(Part of a data file)
--- --- ---

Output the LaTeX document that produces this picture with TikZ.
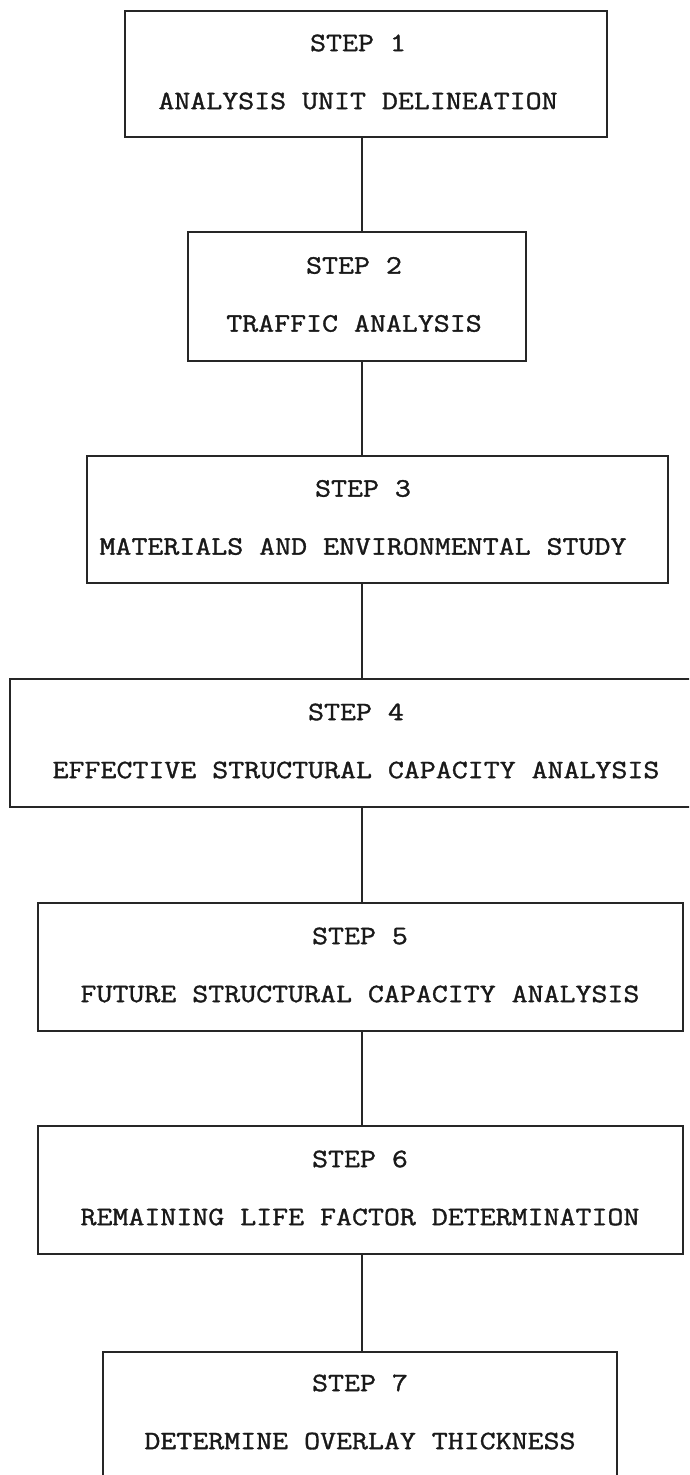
\documentclass[tikz,border=0pt]{standalone}
\usepackage{fontspec}
\newfontfamily\stepfont{Latin Modern Mono}[FakeStretch=1.17,FakeBold=1.3]
\begin{document}
\begin{tikzpicture}[x=1pt,y=-1pt,
  stepbox/.style={draw=black!85, line width=1.8pt, inner sep=0pt},
  steptext/.style={align=center, inner sep=0pt, text=black!90,
    font=\stepfont\fontsize{26.5}{30}\selectfont},
  link/.style={draw=black!85, line width=1.8pt}]
\clip (0,0) rectangle (689,1475);
\coordinate (spine) at (362,0);

% step boxes (centre, width, height in pixels of the sheet)
\node[stepbox, minimum width=482pt, minimum height=126pt] (b1) at (366,74) {};
\node[stepbox, minimum width=338pt, minimum height=129pt] (b2) at (357,296.5) {};
\node[stepbox, minimum width=581pt, minimum height=127pt] (b3) at (377.5,519.5) {};
\node[stepbox, minimum width=704pt, minimum height=128pt] (b4) at (362,743) {};
\node[stepbox, minimum width=645pt, minimum height=128pt] (b5) at (360.5,967) {};
\node[stepbox, minimum width=645pt, minimum height=128pt] (b6) at (360.5,1190) {};
\node[stepbox, minimum width=514pt, minimum height=128pt] (b7) at (360,1416) {};

% step captions
\node[steptext] (t1) at (358,72) {STEP 1\\[28pt]ANALYSIS UNIT DELINEATION};
\node[steptext] (t2) at (354,294.5) {STEP 2\\[28pt]TRAFFIC ANALYSIS};
\node[steptext] (t3) at (363,517.5) {STEP 3\\[28pt]MATERIALS AND ENVIRONMENTAL STUDY};
\node[steptext] (t4) at (356,741) {STEP 4\\[28pt]EFFECTIVE STRUCTURAL CAPACITY ANALYSIS};
\node[steptext] (t5) at (360,965) {STEP 5\\[28pt]FUTURE STRUCTURAL CAPACITY ANALYSIS};
\node[steptext] (t6) at (360,1188) {STEP 6\\[28pt]REMAINING LIFE FACTOR DETERMINATION};
\node[steptext] (t7) at (360,1412) {STEP 7\\[28pt]DETERMINE OVERLAY THICKNESS};

% connectors between consecutive steps
\foreach \a/\b in {b1/b2,b2/b3,b3/b4,b4/b5,b5/b6,b6/b7}
  \draw[link] (\a.south -| spine) -- (\b.north -| spine);
\end{tikzpicture}
\end{document}
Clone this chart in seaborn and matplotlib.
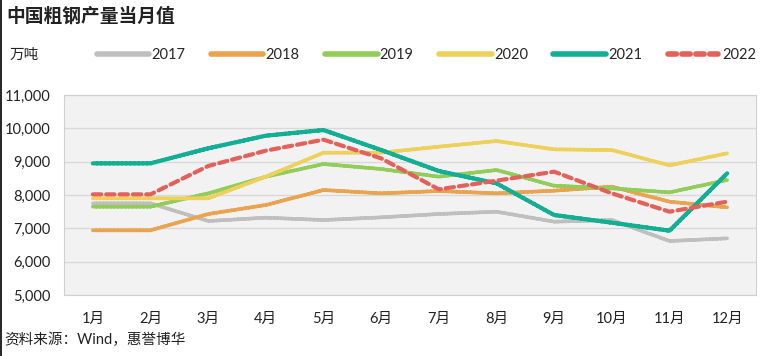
import pandas as pd
import matplotlib
matplotlib.use('Agg')
import matplotlib.pyplot as plt
import seaborn as sns

# monthly crude steel output, 10k tonnes
months = ['1月', '2月', '3月', '4月', '5月', '6月', '7月', '8月', '9月', '10月', '11月', '12月']
y2017 = [7750, 7750, 7220, 7320, 7250, 7330, 7430, 7500, 7200, 7250, 6620, 6700]
y2018 = [6940, 6940, 7430, 7700, 8150, 8050, 8120, 8050, 8130, 8250, 7800, 7630]
y2019 = [7650, 7650, 8050, 8550, 8930, 8780, 8550, 8750, 8280, 8200, 8080, 8450]
y2020 = [7900, 7900, 7900, 8550, 9270, 9270, 9450, 9620, 9370, 9350, 8890, 9250]
y2021 = [8950, 8950, 9400, 9780, 9950, 9350, 8720, 8350, 7400, 7170, 6930, 8650]
y2022 = [8020, 8020, 8870, 9330, 9660, 9100, 8170, 8430, 8700, 8050, 7500, 7800]
years = ['2017', '2018', '2019', '2020', '2021', '2022']
colors = ['#bfbfbf', '#e8a44e', '#92cc5a', '#ecd25a', '#13ae94', '#e4605a']

series = [y2017, y2018, y2019, y2020, y2021, y2022]
df = pd.concat([pd.DataFrame({'month': months, 'value': s, 'year': yr})
                for yr, s in zip(years, series)])

sns.set_style('white')
plt.rcParams['font.family'] = ['Lato', 'Noto Sans CJK SC', 'DejaVu Sans']

fig = plt.figure(figsize=(7.74, 3.56), dpi=100)
ax = fig.add_axes([0.0827, 0.1713, 0.894, 0.5618])
ax.set_facecolor('#f2f2f2')

sns.lineplot(data=df, x='month', y='value', hue='year', style='year',
             palette=colors, dashes=[(1, 0)] * 5 + [(2, 1.2)],
             linewidth=2.6, sort=False, ax=ax, legend=False)
for line in ax.lines:
    line.set_solid_capstyle('round')
    line.set_dash_capstyle('round')
ax.lines[4].set_linewidth(3.0)
ax.lines[5].set_linewidth(3.0)

ax.set_ylim(5000, 11000)
ax.set_xlim(-0.5, 11.5)
ax.set_yticks(range(5000, 11001, 1000))
ax.set_yticklabels([f'{v:,}' for v in range(5000, 11001, 1000)])
ax.yaxis.grid(True, color='#d9d9d9', linewidth=1)
ax.set_axisbelow(True)
for sp in ax.spines.values():
    sp.set_color('#d0d0d0')
ax.tick_params(axis='both', length=0, labelsize=10.5, colors='#222222')
ax.tick_params(axis='x', pad=12)
ax.tick_params(axis='y', pad=10)
ax.set_xlabel('')
ax.set_ylabel('')

handles = [plt.Line2D([], [], color=c, linewidth=4.0, solid_capstyle='round',
                      dash_capstyle='round',
                      linestyle=(0, (1.5, 1.0)) if yr == '2022' else '-')
           for yr, c in zip(years, colors)]
fig.legend(handles, years, loc='center left', bbox_to_anchor=(0.108, 0.845),
           ncol=6, frameon=False, fontsize=10.5, handlelength=3.6,
           handletextpad=0.15, columnspacing=1.75)

fig.text(0.008, 0.955, '中国粗钢产量当月值', fontsize=13.5, fontweight='bold',
         va='center', ha='left', color='#222222')
fig.text(0.012, 0.845, '万吨', fontsize=10.5, va='center', ha='left', color='#222222')
fig.text(0.005, 0.045, '资料来源：Wind，惠誉博华', fontsize=10.5, va='center',
         ha='left', color='#222222')
# thin frame edge on the left like the source image
fig.add_artist(plt.Line2D([0.001, 0.001], [0, 1], color='black', linewidth=1.2,
                          transform=fig.transFigure))

fig.savefig('out.png', dpi=100)
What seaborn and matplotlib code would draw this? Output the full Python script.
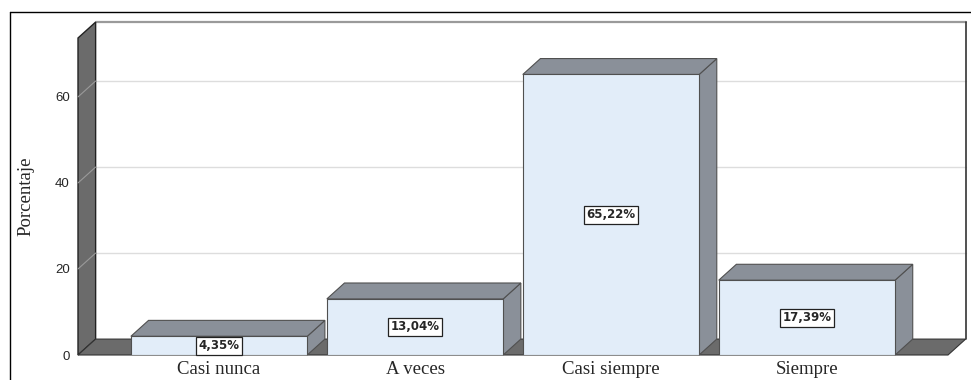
import pandas as pd
import matplotlib
matplotlib.use('Agg')
import matplotlib.pyplot as plt
import seaborn as sns
from matplotlib.patches import Polygon, Rectangle
from matplotlib.lines import Line2D

# datos
categorias = ["Casi nunca", "A veces", "Casi siempre", "Siempre"]
porcentajes = [4.35, 13.04, 65.22, 17.39]
yticks = [0, 20, 40, 60]

# estilo (pseudo 3D tipo SPSS)
FRONT = "#e2edf9"
SHADE = "#8a9099"
WALL = "#6b6b6b"
EDGE = "#505050"
DX, DY = 0.09, 3.7          # profundidad en unidades de datos
XLIM = (-0.72, 3.72)
YLIM = (0, 73.7)

sns.set_style("white")
plt.rcParams['font.family'] = ['Liberation Serif', 'DejaVu Serif']

df = pd.DataFrame({"Categoria": categorias, "Porcentaje": porcentajes})

fig = plt.figure(figsize=(9.71, 3.80), dpi=100)
ax = fig.add_axes([78 / 971, 25 / 380, 870 / 971, 317 / 380])
ax.patch.set_visible(False)

sns.barplot(data=df, x="Categoria", y="Porcentaje", color=FRONT, saturation=1,
            width=0.9, edgecolor=EDGE, linewidth=0.8, zorder=3, ax=ax)
bars = list(ax.patches)

x0, x1 = XLIM
y1 = YLIM[1]

# plano de fondo
ax.add_patch(Rectangle((x0 + DX, DY), x1 - x0, y1, facecolor='white',
                       edgecolor='none', zorder=0, clip_on=False))
ax.plot([x0 + DX, x1 + DX], [y1 + DY, y1 + DY], color='#9a9a9a', lw=1.6,
        clip_on=False, zorder=0.6)
ax.plot([x1 + DX, x1 + DX], [DY, y1 + DY], color='#333333', lw=1.2,
        clip_on=False, zorder=0.6)
for t in yticks[1:]:
    ax.plot([x0 + DX, x1 + DX], [t + DY, t + DY], color='#dddddd', lw=1,
            zorder=0.5, clip_on=False)

# pared izquierda y suelo
ax.add_patch(Polygon([(x0, 0), (x0 + DX, DY), (x0 + DX, y1 + DY), (x0, y1)],
                     closed=True, facecolor=WALL, edgecolor='#222222', lw=1,
                     zorder=1, clip_on=False))
ax.add_patch(Polygon([(x0, 0), (x1, 0), (x1 + DX, DY), (x0 + DX, DY)],
                     closed=True, facecolor=WALL, edgecolor='#333333', lw=0.8,
                     zorder=1, clip_on=False))
for t in yticks[1:]:
    ax.plot([x0, x0 + DX], [t, t + DY], color='#9a9a9a', lw=0.8,
            zorder=1.1, clip_on=False)

# caras laterales / superiores y etiquetas
for rect, v in zip(bars, porcentajes):
    xl = rect.get_x()
    xr = xl + rect.get_width()
    h = rect.get_height()
    side = [(xr, 0), (xr + DX, DY), (xr + DX, h + DY), (xr, h)]
    top = [(xl, h), (xr, h), (xr + DX, h + DY), (xl + DX, h + DY)]
    for poly in (side, top):
        ax.add_patch(Polygon(poly, closed=True, facecolor=SHADE, edgecolor=EDGE,
                             lw=0.8, zorder=2, clip_on=False))
    ax.text((xl + xr) / 2, h / 2, f"{v:.2f}%".replace('.', ','),
            ha='center', va='center', fontsize=8.5, fontweight='bold',
            family=['DejaVu Sans'], zorder=4,
            bbox=dict(boxstyle='square,pad=0.22', fc='white', ec='#222222', lw=0.9))

ax.set_xlim(*XLIM)
ax.set_ylim(*YLIM)
ax.set_yticks(yticks)
ax.set_yticklabels([str(t) for t in yticks], family=['Liberation Sans'], fontsize=9.5)
ax.tick_params(axis='y', length=0, pad=6)
ax.tick_params(axis='x', length=0, pad=4, labelsize=13.5)
for s in ax.spines.values():
    s.set_visible(False)
ax.set_xlabel("")
ax.set_ylabel("Porcentaje", fontsize=13.5)
ax.yaxis.set_label_coords(-0.05, 0.5)

# marco exterior
fig.add_artist(Line2D([10 / 971, 1], [1 - 12 / 380] * 2, color='black', lw=1,
                      transform=fig.transFigure))
fig.add_artist(Line2D([10 / 971, 10 / 971], [0, 1 - 12 / 380], color='black', lw=1,
                      transform=fig.transFigure))

fig.savefig("out.png", dpi=100)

--- --- ---

#### STATED PROBLEM
Repeat only the lines between the start of the data and the line with "(spine) at (362,0);", including those two lines, and skip the pictures.

#### FULL ANSWER
Output the LaTeX document that produces this picture with TikZ.
\documentclass[tikz,border=0pt]{standalone}
\usepackage{fontspec}
\newfontfamily\stepfont{Latin Modern Mono}[FakeStretch=1.17,FakeBold=1.3]
\begin{document}
\begin{tikzpicture}[x=1pt,y=-1pt,
  stepbox/.style={draw=black!85, line width=1.8pt, inner sep=0pt},
  steptext/.style={align=center, inner sep=0pt, text=black!90,
    font=\stepfont\fontsize{26.5}{30}\selectfont},
  link/.style={draw=black!85, line width=1.8pt}]
\clip (0,0) rectangle (689,1475);
\coordinate (spine) at (362,0);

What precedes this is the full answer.